It seems like the politics of climate change, that menacing nuance that threatens to swallow Florida’s coastline in a sea of water decades into the future, is dancing around Gov. Rick Scott.
Nobody in Florida likes to talk about climate change. Heck, I hate talking about climate change, but it’s an issue that effects all Floridians, and it’s time for Scott and the Republicans in Tallahassee to get with the program about this serious threat to Florida’s way of life.
I didn’t mean for the previous paragraph to sound like a disaster movie trailer, but it’s the truth, climate change must be dealt with – now. Government officials in heavy populated South Florida has been trying in vain to get politicians in much safer Tallahassee to listen to their concerns about climate change.
Even the city of South Miami had to propose an inane resolution to split the state in two to get their voices heard about the threat of climate change. But with the passage of Amendment 1 and new EPA laws kicking in, Scott and the Republicans may have no choice but to move on protecting Florida’s fragile coastline from the rising seas.

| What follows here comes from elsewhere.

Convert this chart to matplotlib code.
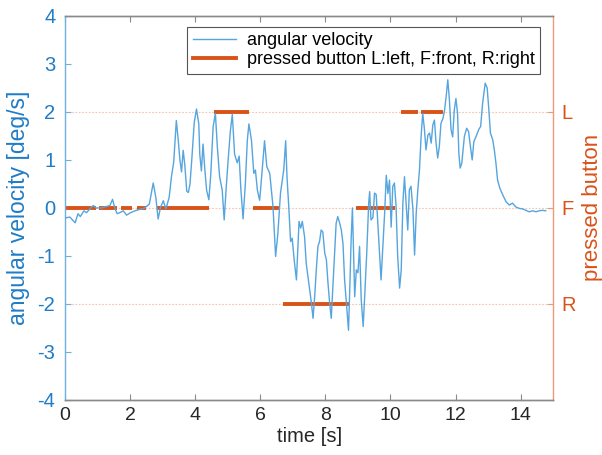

On the state front, voters required the state to commit about $1 billion annually to conserve Florida’s natural resources, including the springs and the Everglades. On the federal; front, new EPA rules will demand that Florida must curb carbon emissions by almost 40 percent by 2020.
Even if Scott and the Republicans continue to put their head in the sands over climate change, the threat isn’t going away; in fact, it’s already happening. Miami Beach is currently seeing more flooding, which scientist say are due to the changing climate.
Alan Farago, the president of Friends of the Everglades, a Miami-based environmental nonprofit, told Bloomberg that Tallahassee can no longer run from this issue:
“Climate Change isn’t going away. It’s going to be incumbent on the Republicans to be responsible on an issue that affects everyone, and that they can’t run away from.”
That was the true beauty of Amendment 1 passing, as it now forces the Republicans to think about and preserve Florida’s beautiful natural attractions, which will in turn help the state be protected from the potential ravages of climate change.
In reality, it never should had come to passing an amendment to force Tallahassee to protect the state’s natural resources, but if they can’t do it willingly, than it had to be forced. Like it or not, climate change is dancing around Scott and the Republicans, and let’s hope this message is understood.